St Vincent Ferrer's Chapel 
We were given a small Onda map at the castle which included a suggested route through the oldest part of the medieval town taking in the old Muslim and Jewish quarters. Onda still retains a picturesque sense of its history in this area and we enjoyed a coffee in the arcaded Almudin Square (pictured above). Nearby streets retain a few heavy medieval wood doorways. The Muslim community lived in some 50 houses, an area known as the Moreria, until their expulsion in 1609. The pictured St Vincent Ferrer's Chapel was built on the site of the former mosque.
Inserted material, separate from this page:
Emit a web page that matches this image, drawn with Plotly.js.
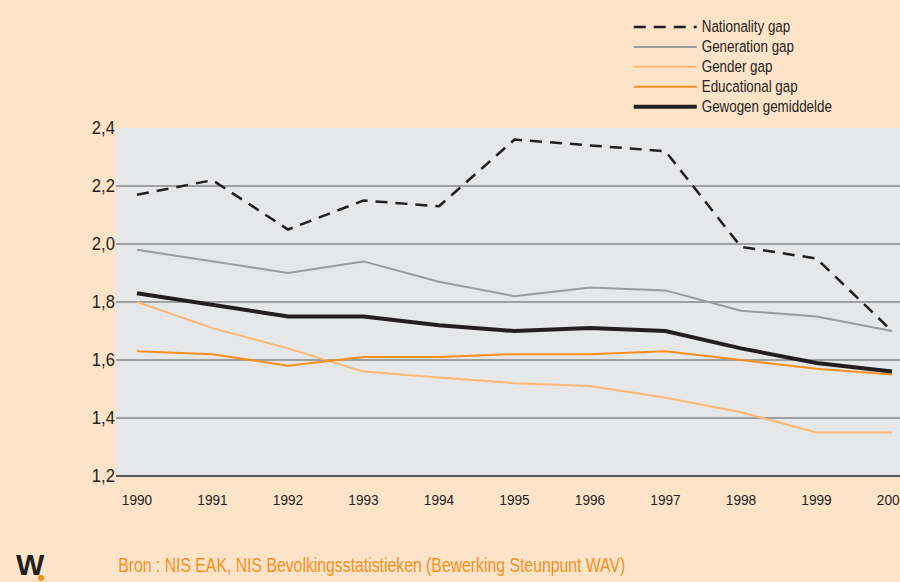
<!DOCTYPE html>
<html>
<head>
<meta charset="utf-8">
<script src="https://cdn.plot.ly/plotly-3.0.1.min.js"></script>
<style>
  html, body { margin: 0; padding: 0; background: #FDE4C9; }
  #chart { width: 900px; height: 582px; }
</style>
</head>
<body>
<div id="chart"></div>
<script>
const years = [1990, 1991, 1992, 1993, 1994, 1995, 1996, 1997, 1998, 1999, 2000];
const nationalityGap = [2.17, 2.22, 2.05, 2.15, 2.13, 2.36, 2.34, 2.32, 1.99, 1.95, 1.70];
const generationGap  = [1.98, 1.94, 1.90, 1.94, 1.87, 1.82, 1.85, 1.84, 1.77, 1.75, 1.70];
const genderGap      = [1.80, 1.71, 1.64, 1.56, 1.54, 1.52, 1.51, 1.47, 1.42, 1.35, 1.35];
const educationalGap = [1.63, 1.62, 1.58, 1.61, 1.61, 1.62, 1.62, 1.63, 1.60, 1.57, 1.55];
const weightedAvg    = [1.83, 1.79, 1.75, 1.75, 1.72, 1.70, 1.71, 1.70, 1.64, 1.59, 1.56];
const yTicks = [1.2, 1.4, 1.6, 1.8, 2.0, 2.2, 2.4];
const sourceText = 'Bron : NIS EAK, NIS Bevolkingsstatistieken (Bewerking Steunpunt WAV)';

const FONT = '"Liberation Sans", Arial, sans-serif';
const DARK = '#231F20';

const traces = [
  { name: 'Nationality gap', y: nationalityGap, line: { color: DARK, width: 2.5, dash: '12px,8px' } },
  { name: 'Generation gap',  y: generationGap,  line: { color: '#9A9B9D', width: 2 } },
  { name: 'Gender gap',      y: genderGap,      line: { color: '#FDB874', width: 2 } },
  { name: 'Educational gap', y: educationalGap, line: { color: '#F7901E', width: 2 } },
  { name: 'Gewogen gemiddelde', y: weightedAvg, line: { color: DARK, width: 4 } }
].map(t => Object.assign({ x: years, type: 'scatter', mode: 'lines', hoverinfo: 'skip' }, t));

const layout = {
  width: 900, height: 582,
  paper_bgcolor: '#FDE4C9',
  plot_bgcolor: '#E6E7E8',
  margin: { l: 116, r: 0, t: 128, b: 106, pad: 0 },
  separators: ',.',
  font: { family: FONT, color: DARK },
  showlegend: true,
  legend: {
    x: 0.654, y: 1.333, xanchor: 'left', yanchor: 'top',
    bgcolor: 'rgba(0,0,0,0)',
    font: { family: FONT, size: 13, color: DARK },
    itemwidth: 63,
    tracegroupgap: 0
  },
  xaxis: {
    type: 'linear',
    range: [1989.722, 2000.106],
    tickvals: years,
    tickformat: 'd',
    ticklabeloverflow: 'allow',
    showgrid: false,
    zeroline: false,
    showline: false,
    ticks: 'outside', ticklen: 9, tickcolor: 'rgba(0,0,0,0)',
    tickfont: { family: FONT, size: 15.5, color: DARK },
    fixedrange: true
  },
  yaxis: {
    range: [1.2, 2.4],
    tickvals: yTicks,
    tickformat: '.1f',
    showgrid: true,
    gridcolor: '#9E9FA1',
    gridwidth: 1.5,
    zeroline: false,
    showline: false,
    ticks: '',
    tickfont: { family: FONT, size: 18.5, color: DARK },
    fixedrange: true
  },
  shapes: [
    { type: 'line', xref: 'paper', yref: 'paper', x0: 0, x1: 1, y0: 0, y1: 0,
      line: { color: '#58595B', width: 2 } },
    { type: 'circle', xref: 'paper', yref: 'paper',
      x0: (38 - 116) / 784, x1: (44 - 116) / 784,
      y0: (476 - 581) / 348, y1: (476 - 575) / 348,
      fillcolor: '#F7901E', line: { width: 0 } }
  ],
  annotations: [
    { text: sourceText, xref: 'paper', yref: 'paper',
      x: 0, y: (476 - 565) / 348, xanchor: 'left', yanchor: 'middle',
      showarrow: false, font: { family: FONT, size: 19.5, color: '#F7901E' } },
    { text: '<b>W</b>', xref: 'paper', yref: 'paper',
      x: (14 - 116) / 784, y: (476 - 564) / 348, xanchor: 'left', yanchor: 'middle',
      showarrow: false, font: { family: FONT, size: 30, color: DARK } }
  ]
};

// Narrow the glyphs horizontally (and stretch vertically where needed) to imitate the condensed typeface.
// pivot 'attr' scales about the text's own x/y; pivot 'left' keeps its left edge in place.
function squeeze(selector, sx, sy, pivot) {
  document.querySelectorAll(selector).forEach(function (t) {
    let x = parseFloat(t.getAttribute('x')) || 0;
    let y = parseFloat(t.getAttribute('y')) || 0;
    if (pivot === 'left') {
      const b = t.getBBox();
      x = b.x; y = b.y + b.height / 2;
    }
    const prev = t.getAttribute('transform') || '';
    t.setAttribute('transform',
      prev + ' translate(' + x + ',' + y + ') scale(' + sx + ',' + sy + ') translate(' + (-x) + ',' + (-y) + ')');
  });
}

Plotly.newPlot('chart', traces, layout, { displayModeBar: false, staticPlot: true }).then(function () {
  squeeze('#chart .xtick text', 0.88, 1, 'attr');
  squeeze('#chart .ytick text', 0.9, 1, 'attr');
  squeeze('#chart .legendtext', 1.03, 1.3, 'attr');
  squeeze('#chart .annotation[data-index="0"] .annotation-text', 0.81, 1, 'left');
});
</script>
</body>
</html>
The Moreria neighboured the Aljama, the Jewish community, until Jews were expelled in 1492. Nowadays only the remnants of a gate jamb remain to mark the old Synagogue Gate in the town walls. No one is exactly sure where the synagogue stood.

We got lucky with our lunch spot after a good walk around. I loved the decoration of buildings which includes painting and tiled frescos. Several of the restaurants were closed for the season and we didn't fancy resorting to pizza, but eventually stumbled upon La Taperia de Nati. This functional bar-restaurant was advertising a three course Menu Del Dia, but we had no idea what we would get! Unexpected lunch is what passes for excitement in my world! After some understanding of what we were being offered and some complete lack of comprehension, we ended up with two shared starters - Potatoes And Beans and Broad Beans With Bacon - two main courses - Bacalao for me and Pork for Dave - two desserts - coffee flan for me and chocolate cake for Dave - plus salad and bread, beer and wine, and coffees, for the grand total of €8.50 each. Incredibly good value and very good food!

Then after lunch we retrieved our car which, by accident rather than design, was just around the corner, and drove a little way out of town to the Tile Museum. Like the views from castle, I think this Museum should be an essential part of any visit to Onda - and I will blog about it tomorrow!